● REQUIRED TASK: Quote every line as written. Omit pictures.
═════ SOURCE EXCERPT
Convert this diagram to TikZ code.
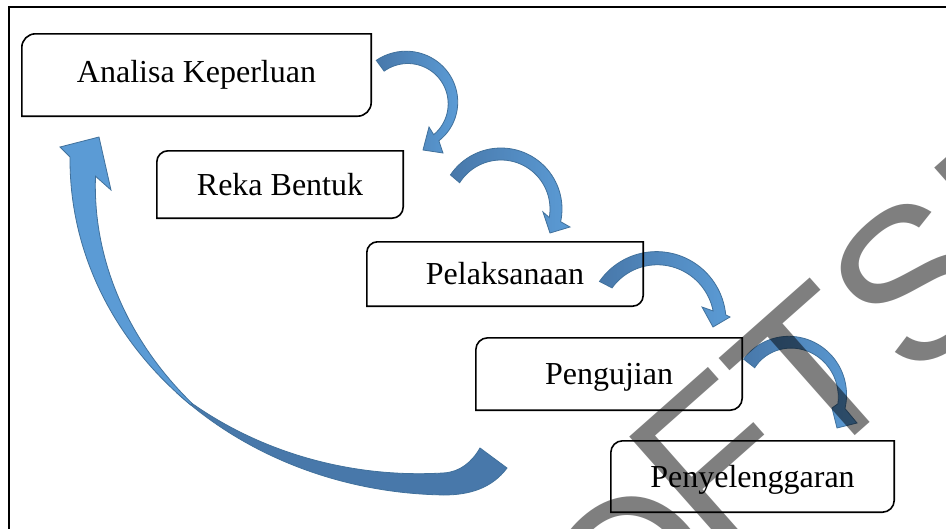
\documentclass[tikz,border=0pt]{standalone}
\usepackage{fontspec}
\setmainfont{Liberation Serif}
\newfontfamily\wmfont{Liberation Sans}
\definecolor{arlight}{RGB}{91,155,213}
\definecolor{ardark}{RGB}{72,120,170}
\definecolor{arline}{RGB}{65,113,156}
\tikzset{
  stage/.style={inner sep=0pt, font=\fontsize{32}{38}\selectfont, text height=21.2pt, text depth=0pt},
  boxline/.style={draw=black, line width=1.6pt},
  blockarrow/.style={draw=arline, line width=0.8pt, left color=ardark, right color=arlight},
  backribbon/.style={draw=arline, line width=0.8pt, fill=ardark},
  frontribbon/.style={draw=arline, line width=0.8pt, fill=arlight},
  wmark/.style={rotate=41.5, anchor=base west, inner sep=0pt, font=\wmfont\fontsize{215}{215}\selectfont, text=black, text opacity=0.5},
}
\newcommand\diagbox[2]{\draw[boxline] ([yshift=-#2]#1.north west) arc[start angle=180,end angle=90,radius=#2] -- (#1.north east) -- ([yshift=#2]#1.south east) arc[start angle=0,end angle=-90,radius=#2] -- (#1.south west) -- cycle;}
\begin{document}
\begin{tikzpicture}[x=1pt,y=-1pt]
\useasboundingbox (0,0) rectangle (946,528);
\clip (0,0) rectangle (946,528);
\fill[white] (0,0) rectangle (946,528);
\draw[line width=1.8pt] (9,7) rectangle (970,560);

% stages
\node[stage, minimum width=349pt, minimum height=82pt, text depth=7pt] (analisa) at (196.5,75) {Analisa Keperluan};
\node[stage, minimum width=246pt, minimum height=67pt] (reka) at (280,184.5) {Reka Bentuk};
\node[stage, minimum width=276pt, minimum height=64pt] (pelak) at (505,274) {Pelaksanaan};
\node[stage, minimum width=266pt, minimum height=72pt] (peng) at (609,374) {Pengujian};
\node[stage, minimum width=283pt, minimum height=71pt] (penyel) at (752.5,476.5) {Penyelenggaran};

% curved block arrows
\path[blockarrow]
  plot[variable=\t,domain=234:410,samples=50] ({408+(54-6*(\t-234)/176)*cos(\t)},{104+(54-6*(\t-234)/176)*sin(\t)})
  -- (443,153) -- (423,150) -- (429,127)
  -- plot[variable=\t,domain=410:234,samples=50] ({408+(40+0.6*(410-\t)/176)*cos(\t)},{104+(40+0.6*(410-\t)/176)*sin(\t)})
  -- cycle;
\path[blockarrow]
  plot[variable=\t,domain=214:372,samples=50] ({501+61*cos(\t)},{209+61*sin(\t)})
  -- (570,227) -- (550,233) -- (543,212)
  -- plot[variable=\t,domain=370:212.4,samples=50] ({501+49*cos(\t)},{209+49*sin(\t)})
  -- cycle;
\path[blockarrow]
  plot[variable=\t,domain=215:355,samples=50] ({656+(69+(\t-215)/140)*cos(\t)},{321+(69+(\t-215)/140)*sin(\t)})
  -- (730,317) -- (713,327) -- (702,307)
  -- plot[variable=\t,domain=350:217,samples=50] ({656+(58-3*(350-\t)/133)*cos(\t)},{321+(58-3*(350-\t)/133)*sin(\t)})
  -- cycle;
\path[blockarrow]
  plot[variable=\t,domain=218:375,samples=50] ({787+(55+5*(\t-218)/157)*cos(\t)},{393+(55+5*(\t-218)/157)*sin(\t)})
  -- (857,423) -- (837,428) -- (832,408)
  -- plot[variable=\t,domain=372:218,samples=50] ({787+(52-11*(372-\t)/154)*cos(\t)},{393+(52-11*(372-\t)/154)*sin(\t)})
  -- cycle;

% big return arrow
\path[backribbon] (507,468) .. controls (492,488) and (470,495) .. (443.4,495)
  -- plot[variable=\t,domain=91:136,samples=50] ({450+380*cos(\t)},{160+335*sin(\t)})
  -- plot[variable=\t,domain=136:91,samples=50] ({450+(380-(22-20*(\t-91)/42))*cos(\t)},{160+(335-(22-20*(\t-91)/42))*sin(\t)})
  .. controls (460,472) and (472,462) .. (480,448) -- cycle;
\path[frontribbon] plot[variable=\t,domain=133:180.5,samples=50] ({450+380*cos(\t)},{160+335*sin(\t)})
  -- (60,147) -- (99,137) -- (111,190)
  -- plot[variable=\t,domain=177:133,samples=50] ({450+(380-(2+23*(\t-133)/44))*cos(\t)},{160+(335-(2+23*(\t-133)/44))*sin(\t)})
  -- cycle;

% box outlines
\diagbox{analisa}{13.7pt}
\diagbox{reka}{11.2pt}
\diagbox{pelak}{10.7pt}
\diagbox{peng}{12pt}
\diagbox{penyel}{11.8pt}

% watermark
\node[wmark] (wmo) at (619.5,686) {O};
\node[wmark] (wmrest) at (714.8,560.1) {FTSM};
\end{tikzpicture}
\end{document}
══════════
● CORRECT RESPONSE:
Convert this diagram to TikZ code.
\documentclass[tikz,border=0pt]{standalone}
\usepackage{fontspec}
\setmainfont{Liberation Serif}
\newfontfamily\wmfont{Liberation Sans}
\definecolor{arlight}{RGB}{91,155,213}
\definecolor{ardark}{RGB}{72,120,170}
\definecolor{arline}{RGB}{65,113,156}
\tikzset{
  stage/.style={inner sep=0pt, font=\fontsize{32}{38}\selectfont, text height=21.2pt, text depth=0pt},
  boxline/.style={draw=black, line width=1.6pt},
  blockarrow/.style={draw=arline, line width=0.8pt, left color=ardark, right color=arlight},
  backribbon/.style={draw=arline, line width=0.8pt, fill=ardark},
  frontribbon/.style={draw=arline, line width=0.8pt, fill=arlight},
  wmark/.style={rotate=41.5, anchor=base west, inner sep=0pt, font=\wmfont\fontsize{215}{215}\selectfont, text=black, text opacity=0.5},
}
\newcommand\diagbox[2]{\draw[boxline] ([yshift=-#2]#1.north west) arc[start angle=180,end angle=90,radius=#2] -- (#1.north east) -- ([yshift=#2]#1.south east) arc[start angle=0,end angle=-90,radius=#2] -- (#1.south west) -- cycle;}
\begin{document}
\begin{tikzpicture}[x=1pt,y=-1pt]
\useasboundingbox (0,0) rectangle (946,528);
\clip (0,0) rectangle (946,528);
\fill[white] (0,0) rectangle (946,528);
\draw[line width=1.8pt] (9,7) rectangle (970,560);

% stages
\node[stage, minimum width=349pt, minimum height=82pt, text depth=7pt] (analisa) at (196.5,75) {Analisa Keperluan};
\node[stage, minimum width=246pt, minimum height=67pt] (reka) at (280,184.5) {Reka Bentuk};
\node[stage, minimum width=276pt, minimum height=64pt] (pelak) at (505,274) {Pelaksanaan};
\node[stage, minimum width=266pt, minimum height=72pt] (peng) at (609,374) {Pengujian};
\node[stage, minimum width=283pt, minimum height=71pt] (penyel) at (752.5,476.5) {Penyelenggaran};

% curved block arrows
\path[blockarrow]
  plot[variable=\t,domain=234:410,samples=50] ({408+(54-6*(\t-234)/176)*cos(\t)},{104+(54-6*(\t-234)/176)*sin(\t)})
  -- (443,153) -- (423,150) -- (429,127)
  -- plot[variable=\t,domain=410:234,samples=50] ({408+(40+0.6*(410-\t)/176)*cos(\t)},{104+(40+0.6*(410-\t)/176)*sin(\t)})
  -- cycle;
\path[blockarrow]
  plot[variable=\t,domain=214:372,samples=50] ({501+61*cos(\t)},{209+61*sin(\t)})
  -- (570,227) -- (550,233) -- (543,212)
  -- plot[variable=\t,domain=370:212.4,samples=50] ({501+49*cos(\t)},{209+49*sin(\t)})
  -- cycle;
\path[blockarrow]
  plot[variable=\t,domain=215:355,samples=50] ({656+(69+(\t-215)/140)*cos(\t)},{321+(69+(\t-215)/140)*sin(\t)})
  -- (730,317) -- (713,327) -- (702,307)
  -- plot[variable=\t,domain=350:217,samples=50] ({656+(58-3*(350-\t)/133)*cos(\t)},{321+(58-3*(350-\t)/133)*sin(\t)})
  -- cycle;
\path[blockarrow]
  plot[variable=\t,domain=218:375,samples=50] ({787+(55+5*(\t-218)/157)*cos(\t)},{393+(55+5*(\t-218)/157)*sin(\t)})
  -- (857,423) -- (837,428) -- (832,408)
  -- plot[variable=\t,domain=372:218,samples=50] ({787+(52-11*(372-\t)/154)*cos(\t)},{393+(52-11*(372-\t)/154)*sin(\t)})
  -- cycle;

% big return arrow
\path[backribbon] (507,468) .. controls (492,488) and (470,495) .. (443.4,495)
  -- plot[variable=\t,domain=91:136,samples=50] ({450+380*cos(\t)},{160+335*sin(\t)})
  -- plot[variable=\t,domain=136:91,samples=50] ({450+(380-(22-20*(\t-91)/42))*cos(\t)},{160+(335-(22-20*(\t-91)/42))*sin(\t)})
  .. controls (460,472) and (472,462) .. (480,448) -- cycle;
\path[frontribbon] plot[variable=\t,domain=133:180.5,samples=50] ({450+380*cos(\t)},{160+335*sin(\t)})
  -- (60,147) -- (99,137) -- (111,190)
  -- plot[variable=\t,domain=177:133,samples=50] ({450+(380-(2+23*(\t-133)/44))*cos(\t)},{160+(335-(2+23*(\t-133)/44))*sin(\t)})
  -- cycle;

% box outlines
\diagbox{analisa}{13.7pt}
\diagbox{reka}{11.2pt}
\diagbox{pelak}{10.7pt}
\diagbox{peng}{12pt}
\diagbox{penyel}{11.8pt}

% watermark
\node[wmark] (wmo) at (619.5,686) {O};
\node[wmark] (wmrest) at (714.8,560.1) {FTSM};
\end{tikzpicture}
\end{document}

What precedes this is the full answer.